What to do
Copy the lines below as they are; omit the images they contain.

++++++++++++++++++++

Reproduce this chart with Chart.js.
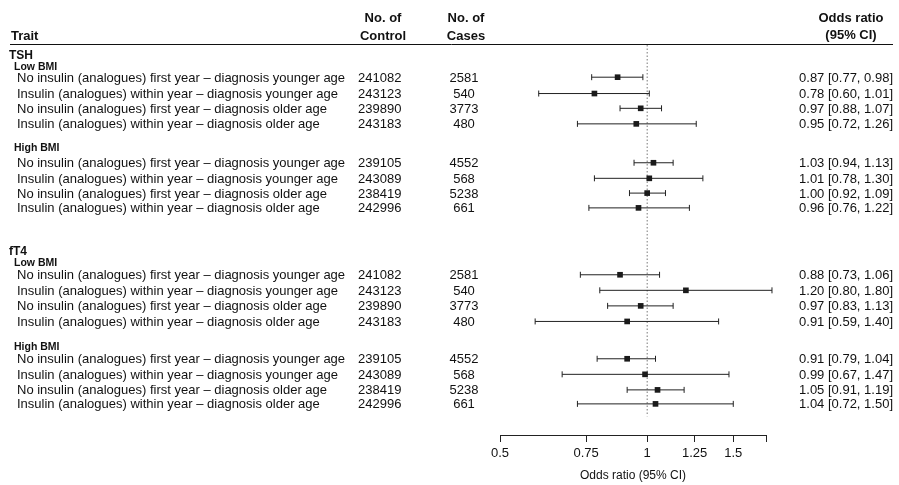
<!DOCTYPE html>
<html lang="en">
<head>
<meta charset="UTF-8">
<title>Forest plot</title>
<script src="https://cdn.jsdelivr.net/npm/chart.js"></script>
<style>
  html, body { margin: 0; padding: 0; background: #fff; }
  #wrap { width: 899px; height: 485px; }
</style>
</head>
<body>
<div id="wrap"><canvas id="forest"></canvas></div>
<script>
// rows
var traits = [
  'No insulin (analogues) first year \u2013 diagnosis younger age',
  'Insulin (analogues) within year \u2013 diagnosis younger age',
  'No insulin (analogues) first year \u2013 diagnosis older age',
  'Insulin (analogues) within year \u2013 diagnosis older age'
];
var rowLabels = traits.concat(traits, traits, traits);
var controls = [241082, 243123, 239890, 243183, 239105, 243089, 238419, 242996,
                241082, 243123, 239890, 243183, 239105, 243089, 238419, 242996];
var cases = [2581, 540, 3773, 480, 4552, 568, 5238, 661,
             2581, 540, 3773, 480, 4552, 568, 5238, 661];
var oddsRatio = [0.87, 0.78, 0.97, 0.95, 1.03, 1.01, 1.00, 0.96,
                 0.88, 1.20, 0.97, 0.91, 0.91, 0.99, 1.05, 1.04];
var ciLow = [0.77, 0.60, 0.88, 0.72, 0.94, 0.78, 0.92, 0.76,
             0.73, 0.80, 0.83, 0.59, 0.79, 0.67, 0.91, 0.72];
var ciHigh = [0.98, 1.01, 1.07, 1.26, 1.13, 1.30, 1.09, 1.22,
              1.06, 1.80, 1.13, 1.40, 1.04, 1.47, 1.19, 1.50];
// vertical slot of each row (0 = first row)
var rowPos = [0, 1.05, 2, 3, 5.5, 6.5, 7.45, 8.4, 12.7, 13.7, 14.7, 15.7, 18.1, 19.1, 20.1, 21];
var groupLabels = [
  { text: 'TSH', y: -1.4, size: 12, x: 9 },
  { text: 'Low BMI', y: -0.65, size: 10.5, x: 14 },
  { text: 'High BMI', y: 4.55, size: 10.5, x: 14 },
  { text: 'fT4', y: 11.2, size: 12, x: 9 },
  { text: 'Low BMI', y: 11.95, size: 10.5, x: 14 },
  { text: 'High BMI', y: 17.35, size: 10.5, x: 14 }
];
var xTicks = [0.5, 0.75, 1, 1.25, 1.5, 1.75];

var FONT = '"Liberation Sans", Arial, sans-serif';

var points = oddsRatio.map(function (v, i) { return { x: v, y: rowPos[i] }; });

var forestPlugin = {
  id: 'forest',
  beforeDatasetsDraw: function (chart) {
    var ctx = chart.ctx, xs = chart.scales.x, ys = chart.scales.y, a = chart.chartArea;
    ctx.save();
    // reference line at 1
    var x1 = xs.getPixelForValue(1);
    ctx.strokeStyle = '#777';
    ctx.lineWidth = 1;
    ctx.setLineDash([1.5, 2]);
    ctx.beginPath();
    ctx.moveTo(x1, a.top);
    ctx.lineTo(x1, ys.getPixelForValue(21.8));
    ctx.stroke();
    ctx.setLineDash([]);
    // CI whiskers
    ctx.strokeStyle = '#222';
    for (var i = 0; i < oddsRatio.length; i++) {
      var y = ys.getPixelForValue(rowPos[i]);
      var l = xs.getPixelForValue(ciLow[i]), h = xs.getPixelForValue(ciHigh[i]);
      ctx.beginPath();
      ctx.moveTo(l, y); ctx.lineTo(h, y);
      ctx.moveTo(l, y - 3); ctx.lineTo(l, y + 3);
      ctx.moveTo(h, y - 3); ctx.lineTo(h, y + 3);
      ctx.stroke();
    }
    ctx.restore();
  },
  afterDraw: function (chart) {
    var ctx = chart.ctx, ys = chart.scales.y, a = chart.chartArea;
    ctx.save();
    ctx.fillStyle = '#111';
    ctx.textBaseline = 'middle';
    // header
    ctx.font = 'bold 13px ' + FONT;
    ctx.textAlign = 'left';
    ctx.fillText('Trait', 11, 36);
    ctx.textAlign = 'center';
    ctx.fillText('No. of', 383, 18);
    ctx.fillText('Control', 383, 36);
    ctx.fillText('No. of', 466, 18);
    ctx.fillText('Cases', 466, 36);
    ctx.fillText('Odds ratio', 851, 18);
    ctx.fillText('(95% CI)', 851, 35);
    ctx.strokeStyle = '#111';
    ctx.lineWidth = 1;
    ctx.beginPath();
    ctx.moveTo(10, a.top - 0.5); ctx.lineTo(893, a.top - 0.5);
    ctx.stroke();
    // group labels
    groupLabels.forEach(function (g) {
      ctx.font = 'bold ' + g.size + 'px ' + FONT;
      ctx.textAlign = 'left';
      ctx.fillText(g.text, g.x, ys.getPixelForValue(g.y));
    });
    // rows
    ctx.font = '13px ' + FONT;
    for (var i = 0; i < rowLabels.length; i++) {
      var y = ys.getPixelForValue(rowPos[i]) + 1;
      ctx.textAlign = 'left';
      ctx.fillText(rowLabels[i], 17, y);
      ctx.fillText(String(controls[i]), 358, y);
      ctx.textAlign = 'center';
      ctx.fillText(String(cases[i]), 464, y);
      ctx.textAlign = 'right';
      ctx.fillText(oddsRatio[i].toFixed(2) + ' [' + ciLow[i].toFixed(2) + ', ' + ciHigh[i].toFixed(2) + ']', 893, y);
    }
    ctx.restore();
  }
};

new Chart(document.getElementById('forest').getContext('2d'), {
  type: 'scatter',
  data: {
    datasets: [{
      data: points,
      pointStyle: 'rect',
      pointRadius: 4,
      pointHoverRadius: 4,
      backgroundColor: '#1a1a1a',
      borderColor: '#1a1a1a',
      borderWidth: 0
    }]
  },
  options: {
    responsive: true,
    maintainAspectRatio: false,
    animation: false,
    events: [],
    layout: { padding: { left: 500, right: 133, top: 45, bottom: 2 } },
    plugins: { legend: { display: false }, tooltip: { enabled: false } },
    scales: {
      x: {
        type: 'logarithmic',
        min: 0.5,
        max: 1.75,
        afterBuildTicks: function (axis) {
          axis.ticks = xTicks.map(function (v) { return { value: v }; });
        },
        ticks: {
          autoSkip: false,
          maxRotation: 0,
          color: '#111',
          font: { family: FONT, size: 13 },
          padding: 4,
          callback: function (v) { return v === 1.75 ? '' : String(v); }
        },
        grid: { drawOnChartArea: false, drawTicks: true, tickLength: 7, color: '#222' },
        border: { display: true, color: '#222', width: 1 },
        title: { display: true, text: 'Odds ratio (95% CI)', color: '#111', font: { family: FONT, size: 12 }, padding: { top: 3, bottom: 0 } }
      },
      y: {
        type: 'linear',
        reverse: true,
        min: -2.07,
        max: 23,
        display: false
      }
    }
  },
  plugins: [forestPlugin]
});
</script>
</body>
</html>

++++++++++++++++++++

Answer in full
Reproduce this chart with Chart.js.
<!DOCTYPE html>
<html lang="en">
<head>
<meta charset="UTF-8">
<title>Forest plot</title>
<script src="https://cdn.jsdelivr.net/npm/chart.js"></script>
<style>
  html, body { margin: 0; padding: 0; background: #fff; }
  #wrap { width: 899px; height: 485px; }
</style>
</head>
<body>
<div id="wrap"><canvas id="forest"></canvas></div>
<script>
// rows
var traits = [
  'No insulin (analogues) first year \u2013 diagnosis younger age',
  'Insulin (analogues) within year \u2013 diagnosis younger age',
  'No insulin (analogues) first year \u2013 diagnosis older age',
  'Insulin (analogues) within year \u2013 diagnosis older age'
];
var rowLabels = traits.concat(traits, traits, traits);
var controls = [241082, 243123, 239890, 243183, 239105, 243089, 238419, 242996,
                241082, 243123, 239890, 243183, 239105, 243089, 238419, 242996];
var cases = [2581, 540, 3773, 480, 4552, 568, 5238, 661,
             2581, 540, 3773, 480, 4552, 568, 5238, 661];
var oddsRatio = [0.87, 0.78, 0.97, 0.95, 1.03, 1.01, 1.00, 0.96,
                 0.88, 1.20, 0.97, 0.91, 0.91, 0.99, 1.05, 1.04];
var ciLow = [0.77, 0.60, 0.88, 0.72, 0.94, 0.78, 0.92, 0.76,
             0.73, 0.80, 0.83, 0.59, 0.79, 0.67, 0.91, 0.72];
var ciHigh = [0.98, 1.01, 1.07, 1.26, 1.13, 1.30, 1.09, 1.22,
              1.06, 1.80, 1.13, 1.40, 1.04, 1.47, 1.19, 1.50];
// vertical slot of each row (0 = first row)
var rowPos = [0, 1.05, 2, 3, 5.5, 6.5, 7.45, 8.4, 12.7, 13.7, 14.7, 15.7, 18.1, 19.1, 20.1, 21];
var groupLabels = [
  { text: 'TSH', y: -1.4, size: 12, x: 9 },
  { text: 'Low BMI', y: -0.65, size: 10.5, x: 14 },
  { text: 'High BMI', y: 4.55, size: 10.5, x: 14 },
  { text: 'fT4', y: 11.2, size: 12, x: 9 },
  { text: 'Low BMI', y: 11.95, size: 10.5, x: 14 },
  { text: 'High BMI', y: 17.35, size: 10.5, x: 14 }
];
var xTicks = [0.5, 0.75, 1, 1.25, 1.5, 1.75];

var FONT = '"Liberation Sans", Arial, sans-serif';

var points = oddsRatio.map(function (v, i) { return { x: v, y: rowPos[i] }; });

var forestPlugin = {
  id: 'forest',
  beforeDatasetsDraw: function (chart) {
    var ctx = chart.ctx, xs = chart.scales.x, ys = chart.scales.y, a = chart.chartArea;
    ctx.save();
    // reference line at 1
    var x1 = xs.getPixelForValue(1);
    ctx.strokeStyle = '#777';
    ctx.lineWidth = 1;
    ctx.setLineDash([1.5, 2]);
    ctx.beginPath();
    ctx.moveTo(x1, a.top);
    ctx.lineTo(x1, ys.getPixelForValue(21.8));
    ctx.stroke();
    ctx.setLineDash([]);
    // CI whiskers
    ctx.strokeStyle = '#222';
    for (var i = 0; i < oddsRatio.length; i++) {
      var y = ys.getPixelForValue(rowPos[i]);
      var l = xs.getPixelForValue(ciLow[i]), h = xs.getPixelForValue(ciHigh[i]);
      ctx.beginPath();
      ctx.moveTo(l, y); ctx.lineTo(h, y);
      ctx.moveTo(l, y - 3); ctx.lineTo(l, y + 3);
      ctx.moveTo(h, y - 3); ctx.lineTo(h, y + 3);
      ctx.stroke();
    }
    ctx.restore();
  },
  afterDraw: function (chart) {
    var ctx = chart.ctx, ys = chart.scales.y, a = chart.chartArea;
    ctx.save();
    ctx.fillStyle = '#111';
    ctx.textBaseline = 'middle';
    // header
    ctx.font = 'bold 13px ' + FONT;
    ctx.textAlign = 'left';
    ctx.fillText('Trait', 11, 36);
    ctx.textAlign = 'center';
    ctx.fillText('No. of', 383, 18);
    ctx.fillText('Control', 383, 36);
    ctx.fillText('No. of', 466, 18);
    ctx.fillText('Cases', 466, 36);
    ctx.fillText('Odds ratio', 851, 18);
    ctx.fillText('(95% CI)', 851, 35);
    ctx.strokeStyle = '#111';
    ctx.lineWidth = 1;
    ctx.beginPath();
    ctx.moveTo(10, a.top - 0.5); ctx.lineTo(893, a.top - 0.5);
    ctx.stroke();
    // group labels
    groupLabels.forEach(function (g) {
      ctx.font = 'bold ' + g.size + 'px ' + FONT;
      ctx.textAlign = 'left';
      ctx.fillText(g.text, g.x, ys.getPixelForValue(g.y));
    });
    // rows
    ctx.font = '13px ' + FONT;
    for (var i = 0; i < rowLabels.length; i++) {
      var y = ys.getPixelForValue(rowPos[i]) + 1;
      ctx.textAlign = 'left';
      ctx.fillText(rowLabels[i], 17, y);
      ctx.fillText(String(controls[i]), 358, y);
      ctx.textAlign = 'center';
      ctx.fillText(String(cases[i]), 464, y);
      ctx.textAlign = 'right';
      ctx.fillText(oddsRatio[i].toFixed(2) + ' [' + ciLow[i].toFixed(2) + ', ' + ciHigh[i].toFixed(2) + ']', 893, y);
    }
    ctx.restore();
  }
};

new Chart(document.getElementById('forest').getContext('2d'), {
  type: 'scatter',
  data: {
    datasets: [{
      data: points,
      pointStyle: 'rect',
      pointRadius: 4,
      pointHoverRadius: 4,
      backgroundColor: '#1a1a1a',
      borderColor: '#1a1a1a',
      borderWidth: 0
    }]
  },
  options: {
    responsive: true,
    maintainAspectRatio: false,
    animation: false,
    events: [],
    layout: { padding: { left: 500, right: 133, top: 45, bottom: 2 } },
    plugins: { legend: { display: false }, tooltip: { enabled: false } },
    scales: {
      x: {
        type: 'logarithmic',
        min: 0.5,
        max: 1.75,
        afterBuildTicks: function (axis) {
          axis.ticks = xTicks.map(function (v) { return { value: v }; });
        },
        ticks: {
          autoSkip: false,
          maxRotation: 0,
          color: '#111',
          font: { family: FONT, size: 13 },
          padding: 4,
          callback: function (v) { return v === 1.75 ? '' : String(v); }
        },
        grid: { drawOnChartArea: false, drawTicks: true, tickLength: 7, color: '#222' },
        border: { display: true, color: '#222', width: 1 },
        title: { display: true, text: 'Odds ratio (95% CI)', color: '#111', font: { family: FONT, size: 12 }, padding: { top: 3, bottom: 0 } }
      },
      y: {
        type: 'linear',
        reverse: true,
        min: -2.07,
        max: 23,
        display: false
      }
    }
  },
  plugins: [forestPlugin]
});
</script>
</body>
</html>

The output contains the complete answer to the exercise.